On ne sait trop comment expliquer les coquilles qui affligent le texte, pas plus qu’on ne s’explique la surabondance des agaçants sic. Nombre de fautes passent incontestées, certains sic condamnent à tort des usages admis au temps jadis (épithètes sans le t final, fesant pour faisant…). Réserves pourtant mineures par rapport à l’éclairage offert.

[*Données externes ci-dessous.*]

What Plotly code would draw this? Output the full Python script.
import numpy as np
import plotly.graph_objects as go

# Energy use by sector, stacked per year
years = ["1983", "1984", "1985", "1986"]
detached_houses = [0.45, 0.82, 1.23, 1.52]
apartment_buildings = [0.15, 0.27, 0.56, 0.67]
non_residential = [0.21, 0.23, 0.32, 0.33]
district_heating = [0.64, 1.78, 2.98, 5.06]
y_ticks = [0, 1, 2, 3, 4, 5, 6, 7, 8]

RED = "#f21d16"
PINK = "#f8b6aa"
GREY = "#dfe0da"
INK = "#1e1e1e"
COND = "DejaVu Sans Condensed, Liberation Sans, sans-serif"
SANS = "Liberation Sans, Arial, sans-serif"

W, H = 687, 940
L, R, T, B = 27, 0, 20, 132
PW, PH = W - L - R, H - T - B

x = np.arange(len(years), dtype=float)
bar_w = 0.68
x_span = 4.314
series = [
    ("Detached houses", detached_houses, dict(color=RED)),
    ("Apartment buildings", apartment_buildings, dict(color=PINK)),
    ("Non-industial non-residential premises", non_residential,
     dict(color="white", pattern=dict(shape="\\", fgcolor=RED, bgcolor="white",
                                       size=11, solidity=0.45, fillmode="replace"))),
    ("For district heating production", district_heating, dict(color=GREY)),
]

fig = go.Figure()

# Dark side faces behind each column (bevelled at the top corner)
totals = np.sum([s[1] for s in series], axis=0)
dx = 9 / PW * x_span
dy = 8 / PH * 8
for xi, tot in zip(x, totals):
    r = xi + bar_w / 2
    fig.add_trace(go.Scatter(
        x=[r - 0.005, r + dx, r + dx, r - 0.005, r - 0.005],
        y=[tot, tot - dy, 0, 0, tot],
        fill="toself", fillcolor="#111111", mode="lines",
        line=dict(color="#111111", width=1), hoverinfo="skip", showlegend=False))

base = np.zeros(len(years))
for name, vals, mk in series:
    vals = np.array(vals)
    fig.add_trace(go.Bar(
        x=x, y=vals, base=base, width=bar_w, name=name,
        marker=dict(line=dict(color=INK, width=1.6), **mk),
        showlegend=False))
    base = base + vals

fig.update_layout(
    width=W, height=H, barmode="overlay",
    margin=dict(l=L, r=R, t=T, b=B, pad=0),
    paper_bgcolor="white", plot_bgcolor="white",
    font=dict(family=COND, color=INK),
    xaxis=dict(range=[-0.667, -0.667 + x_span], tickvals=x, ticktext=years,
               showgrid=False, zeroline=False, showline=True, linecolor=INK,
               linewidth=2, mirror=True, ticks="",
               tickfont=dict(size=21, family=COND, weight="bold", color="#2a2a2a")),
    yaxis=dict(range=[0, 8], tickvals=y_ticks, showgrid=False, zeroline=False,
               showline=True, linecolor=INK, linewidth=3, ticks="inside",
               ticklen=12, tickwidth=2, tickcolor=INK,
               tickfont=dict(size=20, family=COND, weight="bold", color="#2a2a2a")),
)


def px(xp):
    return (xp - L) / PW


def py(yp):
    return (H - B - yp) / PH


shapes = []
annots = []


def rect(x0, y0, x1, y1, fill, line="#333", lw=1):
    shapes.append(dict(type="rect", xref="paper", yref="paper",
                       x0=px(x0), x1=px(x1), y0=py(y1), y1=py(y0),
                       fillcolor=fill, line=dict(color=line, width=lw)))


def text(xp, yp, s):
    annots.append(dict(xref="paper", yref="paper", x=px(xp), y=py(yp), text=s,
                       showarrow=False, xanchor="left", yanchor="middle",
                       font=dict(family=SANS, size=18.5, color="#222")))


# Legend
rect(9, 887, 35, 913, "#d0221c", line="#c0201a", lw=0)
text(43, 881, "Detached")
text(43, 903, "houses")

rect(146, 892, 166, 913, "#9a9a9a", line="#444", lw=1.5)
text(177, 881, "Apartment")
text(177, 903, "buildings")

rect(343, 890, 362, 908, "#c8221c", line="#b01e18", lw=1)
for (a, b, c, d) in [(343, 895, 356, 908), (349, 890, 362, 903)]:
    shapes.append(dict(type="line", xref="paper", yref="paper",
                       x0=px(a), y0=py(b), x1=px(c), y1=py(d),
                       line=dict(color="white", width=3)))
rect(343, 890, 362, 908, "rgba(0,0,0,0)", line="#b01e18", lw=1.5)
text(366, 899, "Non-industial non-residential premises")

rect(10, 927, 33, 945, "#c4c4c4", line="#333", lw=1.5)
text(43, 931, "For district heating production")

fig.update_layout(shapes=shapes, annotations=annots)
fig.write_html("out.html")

1. Textes choisis et commentés par Marc Chevrier, Louis-Georges Harvey, Stéphane Kelly et Samuel Trudeau, De la république en Amérique française, Anthologie pédagogique des discours républicains au Québec, 1703-1967, Septentrion, Québec, 2013, 536 p. ; 44,95 $.
EXTRAITS
Cette anthologie permettra, nous l’espérons, de remédier à une sérieuse lacune dans la connaissance de notre tradition politique. Elle vise à faire connaître une troisième voie politique, à côté des voies libérale et conservatrice.
p. 9
Cette relecture de l’histoire des idées politiques, qui met en doute le monopole du libéralisme sur la formulation de l’idéal démocratique moderne, s’est imposée progressivement à la suite des travaux phares d’historiens de l’école dite de Cambridge, qui ont bouleversé les grilles de lecture habituelles des débats politiques dans le monde anglo-saxon.
p. 27
Ainsi le discours républicain dans la colonie et dans le Québec post-confédératif a-t-il embrassé un certain nombre de thèmes durablement débattus. Les républicains bas-canadiens et québécois ont mis du temps à remettre en cause le caractère monarchique, si formel fût-il, du régime constitutionnel imposé par les Anglais.